» **Exercise requirements**: Your copy should be exact, beginning at the line containing "Recreate this image" and ending at the line containing "44, 50, 56];", with both lines kept and every picture dropped.

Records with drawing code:
◇ ◇ ◇ ◇ ◇ ◇ ◇
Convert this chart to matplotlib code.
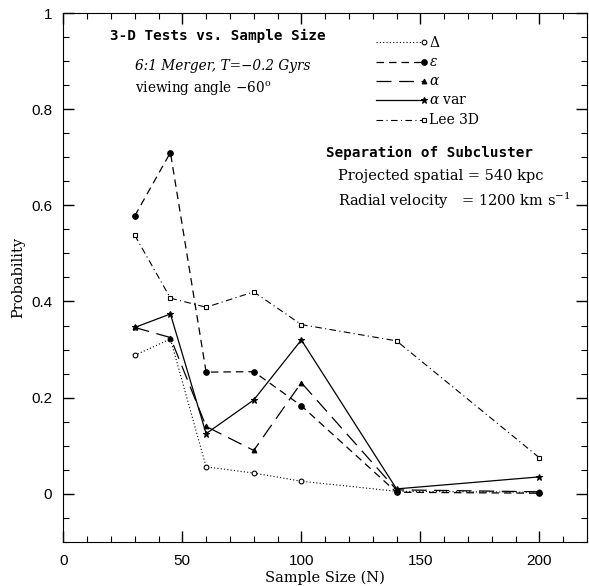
import matplotlib.pyplot as plt
from matplotlib.ticker import MultipleLocator

# sample sizes
N = [30, 45, 60, 80, 100, 140, 200]

# probabilities for each test
delta = [0.288, 0.322, 0.056, 0.043, 0.026, 0.005, 0.003]
epsilon = [0.578, 0.710, 0.253, 0.254, 0.183, 0.003, 0.001]
alpha = [0.346, 0.325, 0.140, 0.090, 0.231, 0.008, 0.004]
alpha_var = [0.346, 0.374, 0.125, 0.195, 0.320, 0.010, 0.035]
lee3d = [0.538, 0.407, 0.388, 0.420, 0.352, 0.318, 0.075]

labels = [r'$\Delta$', r'$\epsilon$', r'$\alpha$', r'$\alpha$ var', 'Lee 3D']

plt.rcParams['font.family'] = 'DejaVu Serif'
plt.rcParams['mathtext.fontset'] = 'dejavuserif'

fig = plt.figure(figsize=(5.89, 5.86), dpi=100)
ax = fig.add_axes([0.1075, 0.0755, 0.889, 0.902])

styles = [
    dict(ls=(0, (1, 2)), marker='o', mfc='white', ms=3.4, lw=0.8),
    dict(ls=(0, (6, 4)), marker='o', mfc='black', ms=4, lw=0.9),
    dict(ls=(0, (12, 6)), marker='^', mfc='black', ms=3.4, lw=0.9),
    dict(ls='-', marker='*', mfc='black', ms=4.5, lw=0.9),
    dict(ls=(0, (6, 3, 1, 3)), marker='s', mfc='white', ms=2.8, lw=0.8),
]
series = [delta, epsilon, alpha, alpha_var, lee3d]

for vals, st in zip(series, styles):
    ax.plot(N, vals, color='black', mec='black', mew=0.8, **st)

# hand-drawn legend with the marker at the right end of the line
for i, (lab, st) in enumerate(zip(labels, styles)):
    y = 0.945 - i * 0.0367
    ax.plot([0.597, 0.688], [y, y], transform=ax.transAxes, color='black',
            ls=st['ls'], lw=st['lw'])
    ax.plot([0.688], [y], transform=ax.transAxes, color='black', mec='black',
            marker=st['marker'], mfc=st['mfc'], ms=st['ms'], mew=0.8)
    ax.text(0.698, y, lab, transform=ax.transAxes, fontsize=10, va='center')

ax.text(0.09, 0.957, '3-D Tests vs. Sample Size', transform=ax.transAxes,
        fontsize=10.3, fontweight='bold', family='DejaVu Sans Mono', va='center')
ax.text(0.137, 0.9, '6:1 Merger, T=−0.2 Gyrs', transform=ax.transAxes,
        fontsize=9.8, style='italic', va='center')
ax.text(0.137, 0.857, r'viewing angle $-$60$^{\rm o}$', transform=ax.transAxes,
        fontsize=9.8, va='center')
ax.text(0.502, 0.735, 'Separation of Subcluster', transform=ax.transAxes,
        fontsize=10.3, fontweight='bold', family='DejaVu Sans Mono', va='center')
ax.text(0.524, 0.692, 'Projected spatial = 540 kpc', transform=ax.transAxes,
        fontsize=10.5, va='center')
ax.text(0.524, 0.645, r'Radial velocity   = 1200 km s$^{-1}$', transform=ax.transAxes,
        fontsize=10.5, va='center')

ax.set_xlim(0, 220)
ax.set_ylim(-0.1, 1.0)
ax.xaxis.set_minor_locator(MultipleLocator(10))
ax.yaxis.set_minor_locator(MultipleLocator(0.05))
ax.set_yticks([0, 0.2, 0.4, 0.6, 0.8, 1.0])
ax.set_yticklabels(['0', '0.2', '0.4', '0.6', '0.8', '1'])
ax.set_xticks([0, 50, 100, 150, 200])
ax.set_xticklabels(['0', '50', '100', '150', '200'])
ax.tick_params(which='both', direction='in', top=True, right=True)
ax.tick_params(which='major', length=8, width=1)
ax.tick_params(which='minor', length=4, width=0.8)
for lab in ax.get_xticklabels() + ax.get_yticklabels():
    lab.set_family('Liberation Sans')
    lab.set_fontsize(11)
ax.tick_params(axis='y', pad=8)
ax.tick_params(axis='x', pad=9)

ax.set_xlabel('Sample Size (N)', fontsize=10.5, labelpad=2)
ax.set_ylabel('Probability', fontsize=10.5, labelpad=4)

fig.savefig('out.png', dpi=100)
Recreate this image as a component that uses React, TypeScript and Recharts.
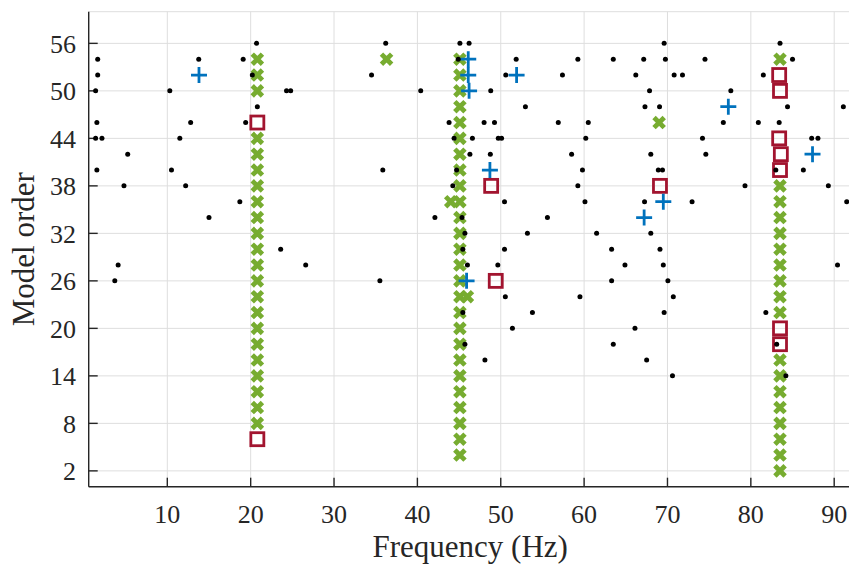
import React from 'react';
import { ScatterChart, Scatter, XAxis, YAxis, CartesianGrid, Label } from 'recharts';

// axis ticks
const freqTicks = [10, 20, 30, 40, 50, 60, 70, 80, 90];
const orderTicks = [2, 8, 14, 20, 26, 32, 38, 44, 50, 56];

// stable poles (frequency, damping and mode shape) -> green x
const stablePoles: [number, number][] = [
  [20.8, 8], [20.8, 10], [20.8, 12], [20.8, 14], [20.8, 16], [20.8, 18], [20.8, 20],
  [20.8, 22], [20.8, 24], [20.8, 26], [20.8, 28], [20.8, 30], [20.8, 32], [20.8, 34],
  [20.8, 36], [20.8, 38], [20.8, 40], [20.8, 42], [20.8, 44], [20.8, 50], [20.8, 52],
  [20.8, 54],
  [36.3, 54],
  [45.1, 4], [45.1, 6], [45.1, 8], [45.1, 10], [45.1, 12], [45.1, 14], [45.1, 16],
  [45.1, 18], [45.1, 20], [45.1, 22], [45.1, 24], [45.1, 26], [45.1, 28], [45.1, 30],
  [45.1, 32], [45.1, 34], [45.1, 36], [45.1, 38], [45.1, 40], [45.1, 42], [45.1, 44],
  [45.1, 46], [45.1, 48], [45.1, 50], [45.1, 52], [45.1, 54],
  [44.0, 36], [46.0, 24],
  [69.0, 46],
  [83.5, 2], [83.5, 4], [83.5, 6], [83.5, 8], [83.5, 10], [83.5, 12], [83.5, 14],
  [83.5, 16], [83.5, 22], [83.5, 24], [83.5, 26], [83.5, 28], [83.5, 30], [83.5, 32],
  [83.5, 34], [83.5, 36], [83.5, 38], [83.5, 54],
];

// stable in frequency only -> red square
const freqPoles: [number, number][] = [
  [20.8, 46], [20.8, 6], [48.85, 38], [49.4, 26], [69.1, 38],
  [83.4, 52], [83.5, 50], [83.4, 44], [83.6, 42], [83.5, 40], [83.5, 20], [83.5, 18],
];

// stable in frequency and damping -> blue plus
const dampPoles: [number, number][] = [
  [13.8, 52], [46.1, 54], [46.1, 52], [46.2, 50], [51.9, 52], [48.7, 40], [45.9, 26],
  [77.3, 48], [87.4, 42], [69.5, 36], [67.2, 34],
];

// unstable poles -> black dot
const newPoles: [number, number][] = [
  [1.65, 54], [1.65, 52], [1.4, 50], [1.55, 46], [1.4, 44], [2.16, 44], [5.25, 42],
  [1.55, 40], [4.8, 38], [13.77, 54], [10.3, 50], [12.8, 46], [11.5, 44], [10.5, 40],
  [12.2, 38], [15.0, 34], [18.7, 36], [19.1, 54], [20.2, 52], [19.4, 46], [20.7, 56],
  [20.8, 48], [24.3, 50], [24.8, 50], [23.6, 30], [4.1, 28], [3.7, 26],
  [36.2, 56], [34.5, 52], [40.4, 50], [45.1, 56], [46.2, 56], [44.9, 54], [48.8, 50],
  [51.85, 54], [50.6, 52], [57.4, 52], [59.25, 54], [52.96, 48], [43.8, 46], [48.0, 46],
  [49.25, 46], [56.9, 46], [44.4, 44], [46.6, 44], [49.7, 44], [50.1, 44], [46.3, 42],
  [48.75, 42], [58.5, 42], [35.85, 40], [44.7, 40], [44.25, 38], [59.25, 38], [50.45, 36],
  [42.1, 34], [45.35, 34], [55.6, 34], [45.7, 32], [53.2, 32], [45.45, 30], [50.45, 30],
  [26.6, 28], [35.5, 26], [46.0, 28], [49.65, 28], [50.55, 24], [59.5, 24], [45.45, 22],
  [53.8, 22], [51.4, 20], [45.7, 18], [48.1, 16],
  [69.6, 56], [83.5, 56], [63.5, 54], [67.15, 54], [69.75, 54], [74.5, 54], [85.0, 54],
  [66.2, 52], [70.8, 52], [71.8, 52], [81.5, 52], [67.85, 50], [77.6, 50], [67.3, 48],
  [69.05, 48], [84.4, 48], [91.1, 48], [60.5, 46], [76.7, 46], [80.9, 46], [83.4, 46],
  [60.2, 44], [74.2, 44], [87.3, 44], [88.05, 44], [68.0, 42], [74.6, 42], [59.8, 40],
  [68.9, 40], [69.4, 40], [83.0, 40], [86.3, 40], [79.3, 38], [89.3, 38], [60.1, 36],
  [67.25, 36], [72.95, 36], [91.5, 36], [61.5, 32], [68.0, 32], [63.3, 30], [69.1, 30],
  [64.9, 28], [69.5, 28], [90.4, 28], [63.3, 26], [70.05, 26], [70.7, 24], [69.6, 22],
  [81.8, 22], [66.1, 20], [63.5, 18], [83.1, 18], [67.5, 16], [70.6, 14], [84.2, 14],
];

const toRows = (pts: [number, number][]) => pts.map(([f, n]) => ({ f, n }));

const AXIS = '#262626';
const FONT = 'Liberation Serif';

const Dot = (p: any) => <circle cx={p.cx} cy={p.cy} r={2.5} fill="#000" />;

const Cross = (p: any) => {
  const s = 5.1;
  return (
    <path
      d={`M${p.cx - s},${p.cy - s}L${p.cx + s},${p.cy + s}M${p.cx - s},${p.cy + s}L${p.cx + s},${p.cy - s}`}
      stroke="#77AC30"
      strokeWidth={4.8}
      fill="none"
    />
  );
};

const Plus = (p: any) => {
  const s = 8;
  return (
    <path
      d={`M${p.cx - s},${p.cy}L${p.cx + s},${p.cy}M${p.cx},${p.cy - s}L${p.cx},${p.cy + s}`}
      stroke="#0072BD"
      strokeWidth={2.8}
      fill="none"
    />
  );
};

const Square = (p: any) => {
  const s = 6.5;
  return (
    <rect
      x={p.cx - s}
      y={p.cy - s}
      width={2 * s}
      height={2 * s}
      stroke="#A2142F"
      strokeWidth={2.8}
      fill="none"
    />
  );
};

const noTick = () => <g />;

export default function App() {
  return (
    <div style={{ position: 'absolute', left: 0, top: 0, width: 849, height: 572, overflow: 'hidden', background: '#fff' }}>
      <ScatterChart
        width={860}
        height={572}
        margin={{ top: 11.7, right: 8.3, bottom: 0, left: 0 }}
        style={{ fontFamily: FONT }}
      >
        <CartesianGrid xAxisId="b" yAxisId="l" stroke="#dedede" strokeWidth={1} />
        <XAxis
          xAxisId="b"
          dataKey="f"
          type="number"
          domain={[0.57, 92.1]}
          ticks={freqTicks}
          allowDataOverflow
          height={85.3}
          tickSize={-9}
          tickMargin={27}
          stroke={AXIS}
          strokeWidth={1.4}
          tick={{ fill: AXIS, fontSize: 26, fontFamily: FONT }}
        >
          <Label value="Frequency (Hz)" position="insideBottom" offset={15} fill={AXIS} fontSize={31} fontFamily={FONT} />
        </XAxis>
        <XAxis
          xAxisId="t"
          orientation="top"
          dataKey="f"
          type="number"
          domain={[0.57, 92.1]}
          ticks={freqTicks}
          allowDataOverflow
          height={0}
          tickSize={-9}
          stroke={AXIS}
          strokeWidth={1.4}
          tick={noTick}
        />
        <YAxis
          yAxisId="l"
          dataKey="n"
          type="number"
          domain={[0, 60]}
          ticks={orderTicks}
          allowDataOverflow
          width={88.7}
          tickSize={-9}
          tickMargin={21.7}
          stroke={AXIS}
          strokeWidth={1.4}
          tick={{ fill: AXIS, fontSize: 26, fontFamily: FONT }}
        >
          <Label
            value="Model order"
            angle={-90}
            position="insideLeft"
            offset={22.5}
            fill={AXIS}
            fontSize={31}
            fontFamily={FONT}
            style={{ textAnchor: 'middle' }}
          />
        </YAxis>
        <YAxis
          yAxisId="r"
          orientation="right"
          dataKey="n"
          type="number"
          domain={[0, 60]}
          ticks={orderTicks}
          allowDataOverflow
          width={0}
          tickSize={-9}
          stroke={AXIS}
          strokeWidth={1.4}
          tick={noTick}
        />
        <Scatter xAxisId="b" yAxisId="l" data={toRows(stablePoles)} shape={Cross} isAnimationActive={false} />
        <Scatter xAxisId="b" yAxisId="l" data={toRows(freqPoles)} shape={Square} isAnimationActive={false} />
        <Scatter xAxisId="b" yAxisId="l" data={toRows(dampPoles)} shape={Plus} isAnimationActive={false} />
        <Scatter xAxisId="b" yAxisId="l" data={toRows(newPoles)} shape={Dot} isAnimationActive={false} />
      </ScatterChart>
    </div>
  );
}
◇ ◇ ◇ ◇ ◇ ◇ ◇
» **Response below**:
Recreate this image as a component that uses React, TypeScript and Recharts.
import React from 'react';
import { ScatterChart, Scatter, XAxis, YAxis, CartesianGrid, Label } from 'recharts';

// axis ticks
const freqTicks = [10, 20, 30, 40, 50, 60, 70, 80, 90];
const orderTicks = [2, 8, 14, 20, 26, 32, 38, 44, 50, 56];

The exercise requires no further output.